A Trip To Green Bank
I took a trip out to Green Bank recently, home of the Green Bank Telescope, to do some upgrades on the onsite computer systems that process incoming data from the telescope, but also to take a cool tour and learn more about the workings of radio telescopes.
It’s really big! The highest point is about 480 feet off the ground, and the dish is 300 feet across. It feels like going up the Eiffel Tower - you’re usually surrounded by metal frameworky parts as you go up, and it’s hard to take it all in. Imagine a 35 story building, but the top half can rotate around to point at different things in the sky.
Here’s what it looks like from the ground nearby.

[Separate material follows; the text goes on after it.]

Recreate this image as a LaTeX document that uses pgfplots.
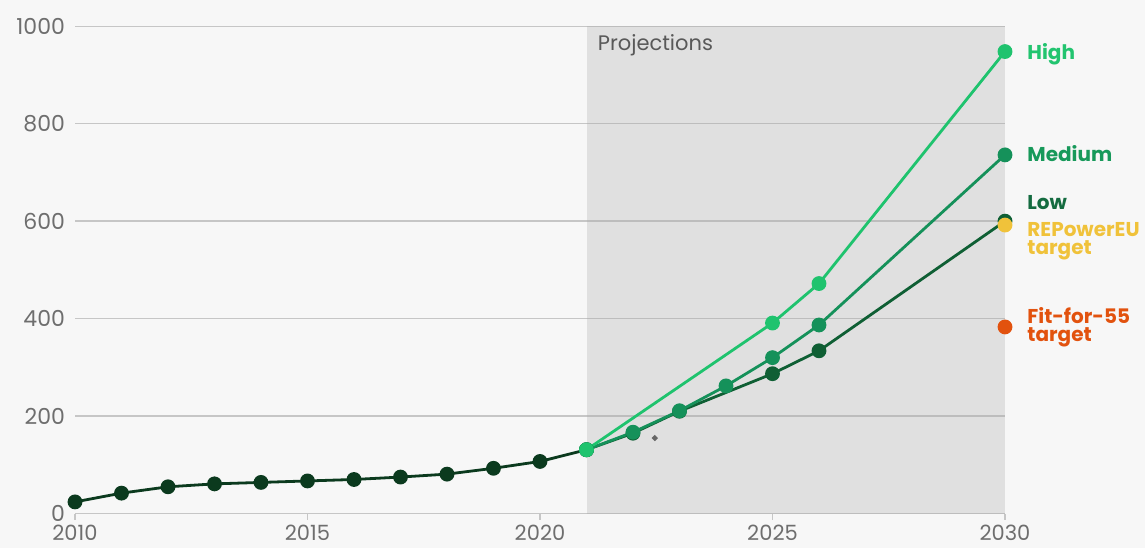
\documentclass[border=0pt]{standalone}
\usepackage{fontspec}
\setmainfont{Poppins}
\usepackage{pgfplots}
\pgfplotsset{compat=1.18}

\definecolor{bgcol}{HTML}{F7F7F7}
\definecolor{projcol}{HTML}{E0E0E0}
\definecolor{gridcol}{HTML}{C6C6C6}
\definecolor{gridcoldark}{HTML}{BDBDBD}
\definecolor{tickcol}{HTML}{6E6E6E}
\definecolor{histcol}{HTML}{0B3A1E}
\definecolor{lowcol}{HTML}{0F5F34}
\definecolor{medcol}{HTML}{15915A}
\definecolor{highcol}{HTML}{1FC36E}
\definecolor{repcol}{HTML}{F0C23A}
\definecolor{fitcol}{HTML}{E2520E}
\definecolor{lowtxt}{HTML}{146B40}
\definecolor{medtxt}{HTML}{17995A}
\definecolor{hightxt}{HTML}{22C46F}

% installed capacity, historical and scenario paths
\pgfplotstableread{
year val
2010 24
2011 42
2012 55
2013 61
2014 64
2015 67
2016 70
2017 75
2018 81
2019 93
2020 107
2021 131
}\histdata
\pgfplotstableread{
year val
2021 131
2022 165
2023 210
2025 287
2026 334
2030 600
}\lowdata
\pgfplotstableread{
year val
2021 131
2022 167
2023 211
2024 262
2025 320
2026 387
2030 736
}\meddata
\pgfplotstableread{
year val
2021 131
2025 391
2026 472
2030 948
}\highdata

\begin{document}
\begin{tikzpicture}
\fill[bgcol] (0pt,0pt) rectangle (572.5pt,274pt);
\begin{axis}[
  at={(37.5pt,17.2pt)}, anchor=south west,
  width=465pt, height=243.7pt, scale only axis,
  xmin=2010, xmax=2030, ymin=0, ymax=1000,
  clip=false,
  axis line style={draw=none},
  xtick={2010,2015,...,2030},
  ytick={0,200,...,1000},
  xtick pos=bottom, ytick pos=left, tick align=outside,
  xtick style={color=gridcol, line width=0.7pt},
  ytick style={draw=none},
  major tick length=3pt,
  ymajorgrids, grid style={color=gridcol, line width=0.7pt},
  /pgf/number format/assume math mode=true,
  /pgf/number format/set thousands separator={},
  tick label style={font=\fontsize{11}{13}\selectfont, text=tickcol},
  yticklabel style={xshift=1.5pt},
  xticklabel style={font=\fontsize{10.5}{12}\selectfont, yshift=1pt},
  every axis plot/.append style={line width=1.4pt, mark=*, mark size=3pt},
]
% shaded projection period, with its grid lines drawn again on top
\addplot[fill=projcol, draw=none, mark=none, forget plot]
  coordinates {(2021,0) (2021,1000) (2030,1000) (2030,0)} -- cycle;
\foreach \g in {0,200,400,600,800,1000} {
  \edef\temp{\noexpand\draw[gridcoldark, line width=0.7pt] (axis cs:2021,\g) -- (axis cs:2030,\g);}
  \temp
}

\node[anchor=base west, text=black!65, font=\fontsize{10.5}{12}\selectfont, inner sep=0pt, xshift=5.5pt]
  at (axis cs:2021,950) {Projections};

\addplot[color=histcol, mark options={fill=histcol, draw=none}] table[x=year, y=val] {\histdata};
\addplot[color=lowcol, mark options={fill=lowcol, draw=none}] table[x=year, y=val] {\lowdata};
\addplot[color=medcol, mark options={fill=medcol, draw=none}] table[x=year, y=val] {\meddata};
\addplot[color=highcol, mark options={fill=highcol, draw=none}] table[x=year, y=val] {\highdata};
\addplot[only marks, color=repcol, mark options={fill=repcol, draw=none}] coordinates {(2030,592)};
\addplot[only marks, color=fitcol, mark options={fill=fitcol, draw=none}] coordinates {(2030,383)};
\addplot[only marks, color=black!60, mark size=0.6pt, mark options={fill=black!60, draw=none}] coordinates {(2022.47,155)};

\begin{scope}[every node/.style={anchor=base west, inner sep=0pt, xshift=11pt, font=\fontsize{10}{12}\selectfont\bfseries}]
  \node[text=hightxt] at (axis cs:2030,932) {High};
  \node[text=medtxt] at (axis cs:2030,722) {Medium};
  \node[text=lowtxt] at (axis cs:2030,623) {Low};
  \node[text=repcol] at (axis cs:2030,569) {REPowerEU};
  \node[text=repcol] at (axis cs:2030,532) {target};
  \node[text=fitcol] at (axis cs:2030,391) {Fit-for-55};
  \node[text=fitcol] at (axis cs:2030,354) {target};
\end{scope}
\end{axis}
\pgfresetboundingbox
\useasboundingbox (0pt,0pt) rectangle (572.5pt,274pt);
\end{tikzpicture}
\end{document}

This picture is from the next morning - to go up to the top, the telescope has to be in “maintenance position”, where they point it so that the top tower part is vertical, so you can go up the elevator.
Basically, the way it works is it needs two degrees of freedom so that it can point anywhere in the sky. The bottom is built on 16 legs that rest on a circular train-like thing that rotates the whole thing around. Then the “C” shape in the middle is like the edge of a big gear that rotates the dish up and down.
When there’s too much snow on the dish, they just tilt the thing sideways to dump the snow off.
Radio waves come in from places in the universe, bounce off the big dish, and then bounce off the little dish you can see way up at the top, called the “subreflector”. The platform right below the subreflector has the receivers, which are the sensors that measure incoming radio waves.
The teacups are the receivers. The big circle on the floor is like the part on a microscope that you can rotate to use different lenses - it rotates so that you can put different receivers in the beam. Different receivers measure different ranges of frequency of radio waves.
In the room below this, each of these circle things is connected to basically a refrigerator. Sometimes it’s a refrigerator with another refrigerator inside it, with another refrigerator inside that. The sensors have to be really cold because they are so sensitive, they pick up background heat as radio noise. No pictures in that room because of secret stuff.
Here’s a selfie of me standing at the lower level, by the big dish. Yeah I gotta trim my beard. You can just walk out onto the dish. But it doesn’t have a railing or anything, occasionally a panel falls off, and it’s hundreds of feet off the ground. Usually I consider myself “not afraid of heights” but this is the sort of trip that makes you reflect on where your limits are.
Once the receivers measure the radio signals, they output an analog signal, it goes to a datacenter nearby, and then the things that happen there are pretty normal things, from a software engineering point of view. The telescope produces data at a much faster rate than there is bandwidth out of the facility, so you have to do your heavy processing onsite.
It was a fun trip. I really appreciated the opportunity to see the telescope and to have a captive audience of engineers and astronomers that I could pepper with questions.